# [Problem to solve]
Give back every line exactly as it appears, pictures excluded.

━━━━━ Provided data ━━━━━

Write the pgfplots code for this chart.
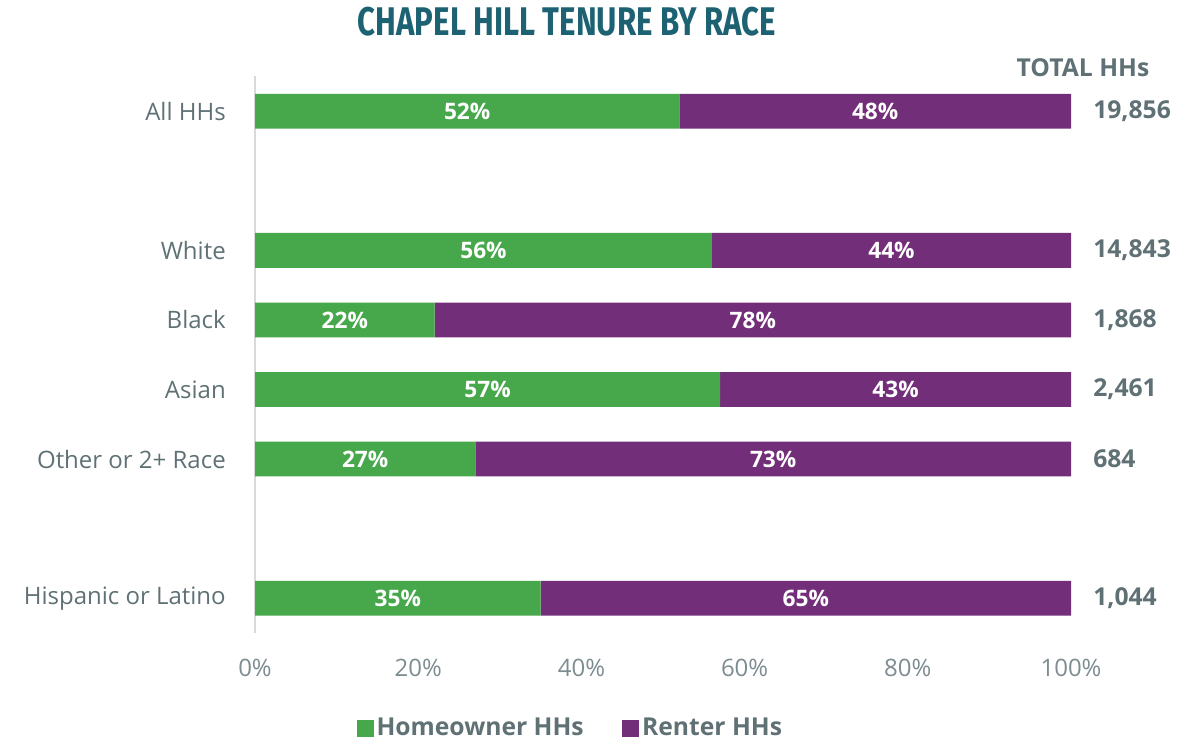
\documentclass[border=0pt]{standalone}
\usepackage{fontspec}
\setmainfont{Open Sans}
\newfontfamily\titlefont[FakeStretch=0.78]{Fira Sans}
\usepackage{pgfplots}
\usepackage{pgfplotstable}
\pgfplotsset{compat=1.18}
\definecolor{hgreen}{HTML}{47A84B}
\definecolor{rpurple}{HTML}{722E78}
\definecolor{textgray}{HTML}{5F7175}
\definecolor{tickgray}{HTML}{7D8C90}
\definecolor{titleteal}{HTML}{1D6272}
\definecolor{axisgray}{HTML}{D9D9D9}
\pgfplotstableread{
y h r total
0 52 48 {19,856}
2 56 44 {14,843}
3 22 78 {1,868}
4 57 43 {2,461}
5 27 73 684
7 35 65 {1,044}
}\data
\begin{document}
\begin{tikzpicture}
\path[use as bounding box] (0,0) rectangle (893.25pt,555.75pt);
\pgfplotsset{common/.style={
  at={(191.25pt,81pt)}, anchor=south west, scale only axis,
  width=612pt, height=417.4pt, xmin=0, xmax=100, ymin=-0.5, ymax=7.5,
  y dir=reverse, clip=false}}
\begin{axis}[common,
  xbar stacked, bar width=0.5,
  axis lines*=left, axis line style={-},
  x axis line style={draw=none},
  y axis line style={draw=axisgray, line width=1.3pt},
  major tick length=0pt,
  xtick={0,20,...,100},
  /pgf/number format/assume math mode=true,
  xticklabel={\pgfmathprintnumber{\tick}\%},
  xticklabel style={anchor=center, yshift=-26pt, font=\fontsize{18}{20}\selectfont, text=tickgray},
  ytick={0,2,3,4,5,7},
  yticklabels={All HHs, White, Black, Asian, Other or 2+ Race, Hispanic or Latino},
  yticklabel style={anchor=east, inner sep=0pt, xshift=-21.75pt, font=\fontsize{18}{20}\selectfont, text=textgray},
  legend style={at={(0.387,-0.171)}, anchor=center, draw=none, fill=none,
    legend columns=2, font=\bfseries\fontsize{18.5}{20}\selectfont, text=textgray,
    /tikz/every even column/.append style={column sep=27pt}},
  legend image code/.code={\fill[#1] (-3pt,-6.4pt) rectangle (9.75pt,6.4pt);},
]
\addplot[fill=hgreen, draw=none] table[x=h, y=y]{\data};
\addplot[fill=rpurple, draw=none] table[x=r, y=y]{\data};
\legend{Homeowner HHs, Renter HHs}
\end{axis}
\begin{axis}[common, hide axis]
\addplot[only marks, mark=none, nodes near coords={\pgfplotspointmeta\%},
  point meta=explicit symbolic,
  nodes near coords style={anchor=center, text=white, font=\bfseries\fontsize{17}{18}\selectfont}]
  table[x expr=\thisrow{h}/2, y=y, meta=h]{\data};
\addplot[only marks, mark=none, nodes near coords={\pgfplotspointmeta\%},
  point meta=explicit symbolic,
  nodes near coords style={anchor=center, text=white, font=\bfseries\fontsize{17}{18}\selectfont}]
  table[x expr=\thisrow{h}+\thisrow{r}/2, y=y, meta=r]{\data};
\addplot[only marks, mark=none, nodes near coords={\pgfplotspointmeta},
  point meta=explicit symbolic,
  nodes near coords style={anchor=west, inner sep=0pt, text=textgray, font=\bfseries\fontsize{18.5}{20}\selectfont}]
  table[x expr=102.7, y=y, meta=total]{\data};
\end{axis}
\node[text=titleteal, font=\titlefont\bfseries\fontsize{30}{32}\selectfont] at (425.25pt,539.25pt) {CHAPEL HILL TENURE BY RACE};
\node[text=textgray, font=\bfseries\fontsize{18.5}{20}\selectfont] at (812.25pt,504.75pt) {TOTAL HHs};
\end{tikzpicture}
\end{document}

━━━━━

# [Solution for this problem]
Write the pgfplots code for this chart.
\documentclass[border=0pt]{standalone}
\usepackage{fontspec}
\setmainfont{Open Sans}
\newfontfamily\titlefont[FakeStretch=0.78]{Fira Sans}
\usepackage{pgfplots}
\usepackage{pgfplotstable}
\pgfplotsset{compat=1.18}
\definecolor{hgreen}{HTML}{47A84B}
\definecolor{rpurple}{HTML}{722E78}
\definecolor{textgray}{HTML}{5F7175}
\definecolor{tickgray}{HTML}{7D8C90}
\definecolor{titleteal}{HTML}{1D6272}
\definecolor{axisgray}{HTML}{D9D9D9}
\pgfplotstableread{
y h r total
0 52 48 {19,856}
2 56 44 {14,843}
3 22 78 {1,868}
4 57 43 {2,461}
5 27 73 684
7 35 65 {1,044}
}\data
\begin{document}
\begin{tikzpicture}
\path[use as bounding box] (0,0) rectangle (893.25pt,555.75pt);
\pgfplotsset{common/.style={
  at={(191.25pt,81pt)}, anchor=south west, scale only axis,
  width=612pt, height=417.4pt, xmin=0, xmax=100, ymin=-0.5, ymax=7.5,
  y dir=reverse, clip=false}}
\begin{axis}[common,
  xbar stacked, bar width=0.5,
  axis lines*=left, axis line style={-},
  x axis line style={draw=none},
  y axis line style={draw=axisgray, line width=1.3pt},
  major tick length=0pt,
  xtick={0,20,...,100},
  /pgf/number format/assume math mode=true,
  xticklabel={\pgfmathprintnumber{\tick}\%},
  xticklabel style={anchor=center, yshift=-26pt, font=\fontsize{18}{20}\selectfont, text=tickgray},
  ytick={0,2,3,4,5,7},
  yticklabels={All HHs, White, Black, Asian, Other or 2+ Race, Hispanic or Latino},
  yticklabel style={anchor=east, inner sep=0pt, xshift=-21.75pt, font=\fontsize{18}{20}\selectfont, text=textgray},
  legend style={at={(0.387,-0.171)}, anchor=center, draw=none, fill=none,
    legend columns=2, font=\bfseries\fontsize{18.5}{20}\selectfont, text=textgray,
    /tikz/every even column/.append style={column sep=27pt}},
  legend image code/.code={\fill[#1] (-3pt,-6.4pt) rectangle (9.75pt,6.4pt);},
]
\addplot[fill=hgreen, draw=none] table[x=h, y=y]{\data};
\addplot[fill=rpurple, draw=none] table[x=r, y=y]{\data};
\legend{Homeowner HHs, Renter HHs}
\end{axis}
\begin{axis}[common, hide axis]
\addplot[only marks, mark=none, nodes near coords={\pgfplotspointmeta\%},
  point meta=explicit symbolic,
  nodes near coords style={anchor=center, text=white, font=\bfseries\fontsize{17}{18}\selectfont}]
  table[x expr=\thisrow{h}/2, y=y, meta=h]{\data};
\addplot[only marks, mark=none, nodes near coords={\pgfplotspointmeta\%},
  point meta=explicit symbolic,
  nodes near coords style={anchor=center, text=white, font=\bfseries\fontsize{17}{18}\selectfont}]
  table[x expr=\thisrow{h}+\thisrow{r}/2, y=y, meta=r]{\data};
\addplot[only marks, mark=none, nodes near coords={\pgfplotspointmeta},
  point meta=explicit symbolic,
  nodes near coords style={anchor=west, inner sep=0pt, text=textgray, font=\bfseries\fontsize{18.5}{20}\selectfont}]
  table[x expr=102.7, y=y, meta=total]{\data};
\end{axis}
\node[text=titleteal, font=\titlefont\bfseries\fontsize{30}{32}\selectfont] at (425.25pt,539.25pt) {CHAPEL HILL TENURE BY RACE};
\node[text=textgray, font=\bfseries\fontsize{18.5}{20}\selectfont] at (812.25pt,504.75pt) {TOTAL HHs};
\end{tikzpicture}
\end{document}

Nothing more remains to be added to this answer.